# lump or pimple on fish's lower jaw



## bonneidee (Jan 8, 2013)

I have two Asian Carp that I have had for about 12 years. They are now about 10 inches long and they have been disease free until now. One of them has developed a pimple like lump that projects out forward from it's lower jaw. It is a little pink but it does not look terribly irritated. The pimple grows until it sticks out from the jaw about 1/16 of an inch and then bursts or falls off. When that happens I can see where it was and the spot is a little raw. After about two weeks it again grows big enough for me to notice, stays for about a week and again bursts. The fish is vigorous and whatever it is doesn't seem to affect the behavior of the fish. I have read about something like this before but I can't find it any literature that I have. I don't know if it is fungal, bacterial or what, so I don't know how to treat it. Please help me diagnose the problem so that I can get the right 
medicine. Jim C.

bonneidee


----------



## Shewbert (Dec 16, 2012)

Sounds like a bump he has had that has gone a little bit infected.

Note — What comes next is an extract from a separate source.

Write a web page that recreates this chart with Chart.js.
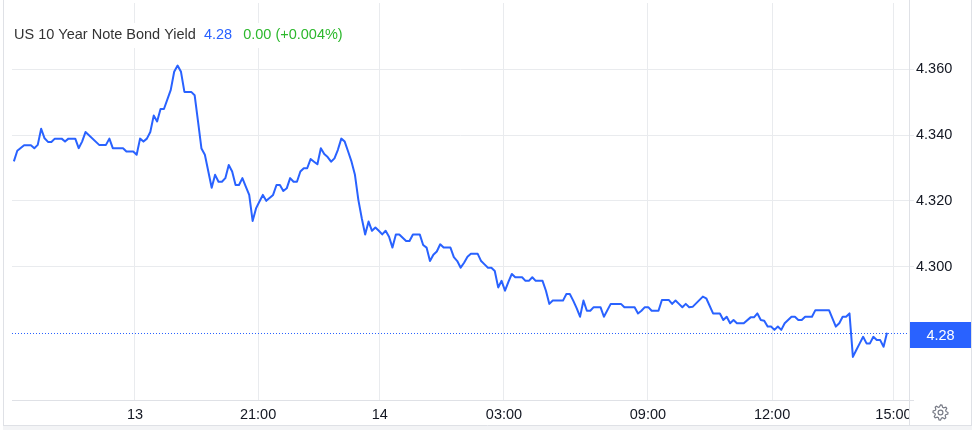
<!DOCTYPE html>
<html>
<head>
<meta charset="utf-8">
<script src="https://cdn.jsdelivr.net/npm/chart.js@4.4.1/dist/chart.umd.min.js"></script>
<style>
  html, body { margin: 0; padding: 0; background: #ffffff; }
  #wrap { width: 974px; height: 430px; position: relative; }
</style>
</head>
<body>
<div id="wrap"><canvas id="c" width="974" height="430"></canvas></div>
<script>
// ---- data (bar index of 5-minute bars, yield %) ----
const bars = [0,1,3,5,6,7,8,9,10,11,12,14,15,16,18,19,20,21,25,27,28,29,32,33,35,36,37,38,39,40,41,42,43,44,46,47,48,49,50,52,53,54,55,56,58,59,60,61,62,63,64,65,66,67,68,69,70,71,72,73,74,76,77,78,79,80,81,82,83,84,85,86,87,88,89,90,91,92,93,94,95,96,97,98,99,100,101,102,103,104,105,106,107,108,109,110,111,112,113,114,115,116,117,119,120,121,122,123,124,125,126,128,129,130,131,132,133,134,136,137,138,139,140,141,142,143,144,145,146,147,149,150,151,152,153,155,156,157,158,161,162,163,164,165,166,167,168,169,170,172,173,175,178,179,182,183,184,185,186,187,189,190,192,193,194,195,196,197,198,199,202,203,205,207,208,209,210,211,212,214,216,217,218,219,220,221,222,223,224,225,226,227,228,229,230,231,232,234,235,239,240,241,242,243,244,245,246,247,248,249,250,251,252,253,254,255,256];
const yields = [4.3320,4.3352,4.3369,4.3369,4.3360,4.3370,4.3419,4.3390,4.3379,4.3379,4.3389,4.3389,4.3380,4.3389,4.3389,4.3360,4.3380,4.3409,4.3370,4.3370,4.3389,4.3360,4.3360,4.3350,4.3350,4.3340,4.3389,4.3380,4.3389,4.3409,4.3459,4.3441,4.3479,4.3479,4.3537,4.3592,4.3611,4.3592,4.3531,4.3531,4.3521,4.3441,4.3359,4.3340,4.3240,4.3279,4.3258,4.3258,4.3269,4.3309,4.3289,4.3248,4.3248,4.3269,4.3243,4.3218,4.3139,4.3177,4.3198,4.3218,4.3200,4.3218,4.3248,4.3248,4.3230,4.3238,4.3269,4.3258,4.3258,4.3289,4.3299,4.3299,4.3327,4.3319,4.3311,4.3360,4.3342,4.3333,4.3319,4.3329,4.3355,4.3389,4.3380,4.3350,4.3319,4.3279,4.3203,4.3147,4.3098,4.3137,4.3109,4.3119,4.3109,4.3098,4.3109,4.3091,4.3058,4.3098,4.3098,4.3088,4.3078,4.3078,4.3098,4.3098,4.3066,4.3058,4.3017,4.3036,4.3046,4.3068,4.3058,4.3058,4.3029,4.3017,4.2997,4.3012,4.3030,4.3039,4.3039,4.3017,4.3007,4.2997,4.2997,4.2987,4.2937,4.2957,4.2927,4.2954,4.2978,4.2968,4.2968,4.2957,4.2957,4.2968,4.2957,4.2957,4.2927,4.2887,4.2897,4.2897,4.2917,4.2917,4.2897,4.2874,4.2848,4.2897,4.2866,4.2866,4.2877,4.2877,4.2848,4.2887,4.2887,4.2877,4.2877,4.2858,4.2866,4.2877,4.2877,4.2866,4.2866,4.2899,4.2899,4.2887,4.2897,4.2887,4.2877,4.2887,4.2877,4.2878,4.2909,4.2904,4.2858,4.2858,4.2838,4.2848,4.2828,4.2838,4.2828,4.2828,4.2846,4.2846,4.2858,4.2838,4.2836,4.2818,4.2818,4.2808,4.2818,4.2808,4.2828,4.2838,4.2848,4.2848,4.2838,4.2838,4.2848,4.2848,4.2868,4.2868,4.2843,4.2818,4.2828,4.2848,4.2848,4.2858,4.2726,4.2747,4.2767,4.2787,4.2767,4.2767,4.2787,4.2777,4.2777,4.2757,4.2799];

const xTickBars   = [35.5, 71.6, 107.3, 143.7, 185.9, 222.3, 257.9];
const xTickLabels = ['13', '21:00', '14', '03:00', '09:00', '12:00', '15:00'];
const yTickValues = [4.30, 4.32, 4.34, 4.36];

const titleText  = 'US 10 Year Note Bond Yield';
const lastPrice  = 4.28;
const lastLabel  = '4.28';
const changeText = '0.00 (+0.004%)';

// ---- styles ----
const FONT = '"Liberation Sans", Arial, sans-serif';
const BLUE = '#2962ff';
const GRID = '#e9ebee';
const BORDER = '#dfe1e6';
const TEXT = '#131722';

const points = bars.map((b, i) => ({ x: b, y: yields[i] }));

const chromePlugin = {
  id: 'chrome',
  beforeDraw(chart) {
    const ctx = chart.ctx;
    ctx.save();
    ctx.fillStyle = '#ffffff';
    ctx.fillRect(0, 0, chart.width, chart.height);
    ctx.restore();
  },
  beforeDatasetsDraw(chart) {
    const { ctx, chartArea, scales } = chart;
    const py = Math.round(scales.y.getPixelForValue(lastPrice)) + 0.5;
    ctx.save();
    ctx.strokeStyle = BLUE;
    ctx.lineWidth = 1;
    ctx.setLineDash([1, 2]);
    ctx.beginPath();
    ctx.moveTo(chartArea.left, py);
    ctx.lineTo(chartArea.right, py);
    ctx.stroke();
    ctx.restore();
  },
  afterDraw(chart) {
    const { ctx, chartArea, scales } = chart;
    ctx.save();
    // clip x labels at the price axis
    ctx.fillStyle = '#ffffff';
    ctx.fillRect(chartArea.right + 1, chartArea.bottom + 1, 62, 24);

    // title background and text
    ctx.fillStyle = '#ffffff';
    ctx.fillRect(10, 23, 345, 25);
    ctx.font = '14.5px ' + FONT;
    ctx.textBaseline = 'alphabetic';
    ctx.textAlign = 'left';
    let tx = 14;
    ctx.fillStyle = '#333333';
    ctx.fillText(titleText, tx, 39);
    tx += ctx.measureText(titleText).width + 8;
    ctx.fillStyle = BLUE;
    ctx.fillText(lastLabel, tx, 39);
    tx += ctx.measureText(lastLabel).width + 11;
    ctx.fillStyle = '#2db82d';
    ctx.fillText(changeText, tx, 39);

    // frame lines
    ctx.strokeStyle = BORDER;
    ctx.lineWidth = 1;
    ctx.beginPath();
    ctx.moveTo(chartArea.left, chartArea.bottom + 0.5);
    ctx.lineTo(chartArea.right + 5, chartArea.bottom + 0.5);
    ctx.moveTo(chartArea.right + 0.5, 0);
    ctx.lineTo(chartArea.right + 0.5, 425);
    ctx.moveTo(3.5, 0);
    ctx.lineTo(3.5, 425);
    ctx.moveTo(971.5, 0);
    ctx.lineTo(971.5, 425);
    ctx.moveTo(3, 425.5);
    ctx.lineTo(972, 425.5);
    ctx.stroke();
    ctx.fillStyle = '#f3f4f6';
    ctx.fillRect(3, 426, 969, 4);

    // last price label
    const py = scales.y.getPixelForValue(lastPrice);
    ctx.fillStyle = BLUE;
    ctx.fillRect(chartArea.right + 1, Math.round(py) - 11, 61, 26);
    ctx.fillStyle = '#ffffff';
    ctx.font = '14.5px ' + FONT;
    ctx.textAlign = 'center';
    ctx.textBaseline = 'middle';
    ctx.fillText(lastLabel, 940.5, Math.round(py) + 2.5);

    // gear icon
    const cx = 940.5, cy = 412.5, teeth = 8, rO = 7.5, rI = 5.6;
    ctx.strokeStyle = '#787b86';
    ctx.lineWidth = 1.2;
    ctx.beginPath();
    for (let i = 0; i < teeth * 4; i++) {
      const a = (i / (teeth * 4)) * Math.PI * 2;
      const r = (i % 4 === 0 || i % 4 === 1) ? rO : rI;
      const px = cx + r * Math.cos(a), pyy = cy + r * Math.sin(a);
      if (i === 0) ctx.moveTo(px, pyy); else ctx.lineTo(px, pyy);
    }
    ctx.closePath();
    ctx.stroke();
    ctx.beginPath();
    ctx.arc(cx, cy, 2.4, 0, Math.PI * 2);
    ctx.stroke();
    ctx.restore();
  }
};

new Chart(document.getElementById('c'), {
  type: 'line',
  data: {
    datasets: [{
      data: points,
      borderColor: BLUE,
      borderWidth: 2,
      pointRadius: 0,
      tension: 0,
      fill: false,
      borderJoinStyle: 'round'
    }]
  },
  options: {
    responsive: false,
    animation: false,
    devicePixelRatio: 1,
    layout: { padding: { left: 12, top: 3, right: 0, bottom: 0 } },
    plugins: { legend: { display: false }, tooltip: { enabled: false }, title: { display: false } },
    scales: {
      x: {
        type: 'linear',
        min: -0.55,
        max: 262.45,
        afterFit(scale) {
          scale.height = 30;
          scale.paddingLeft = 0; scale.paddingRight = 0;
          scale.paddingTop = 0; scale.paddingBottom = 0;
        },
        afterBuildTicks(scale) { scale.ticks = xTickBars.map(v => ({ value: v })); },
        grid: { color: GRID, drawTicks: false },
        border: { display: false },
        ticks: {
          autoSkip: false,
          maxRotation: 0,
          padding: 6,
          color: TEXT,
          font: { family: FONT, size: 14.5 },
          callback: (v, i) => xTickLabels[i]
        }
      },
      y: {
        type: 'linear',
        position: 'right',
        min: 4.2595,
        max: 4.3801,
        afterFit(scale) {
          scale.width = 65;
          scale.paddingTop = 0; scale.paddingBottom = 0;
          scale.paddingLeft = 0; scale.paddingRight = 0;
        },
        afterBuildTicks(scale) { scale.ticks = yTickValues.map(v => ({ value: v })); },
        grid: { color: GRID, drawTicks: true, tickLength: 5 },
        border: { display: false },
        ticks: {
          padding: 2,
          color: TEXT,
          font: { family: FONT, size: 14.5 },
          callback: v => Number(v).toFixed(3)
        }
      }
    }
  },
  plugins: [chromePlugin]
});
</script>
</body>
</html>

My daughter who is a vet wrote an article about just this type of injury for a Koi web site, but the treatment will be the same as treating your Carp.
It is an easy step by step procedure
Go here to view the web page. Koi Ulcer & Wound Treatment Tutorial

An ulcerated injury is relatively hard to treat under normal circumstances because the water washes away the medication which hinders the normal healing.
This treatment acts as a barrier to hold in the medications and certainly speeds up the healing process.
I hope this helps, it takes a bit of nerves to do the treatment as you have to handle the fish.
Hope this helps
Ray


----------



## Shewbert (Dec 16, 2012)

Site did not display try again here: http://www.jnfkoifarms.com/symptomsofkoi/koiulcertreatments.html



Shewbert said:


> Sounds like a bump he has had that has gone a little bit infected.
> 
> My daughter who is a vet wrote an article about just this type of injury for a Koi web site, but the treatment will be the same as treating your Carp.
> It is an easy step by step procedure
> ...


----------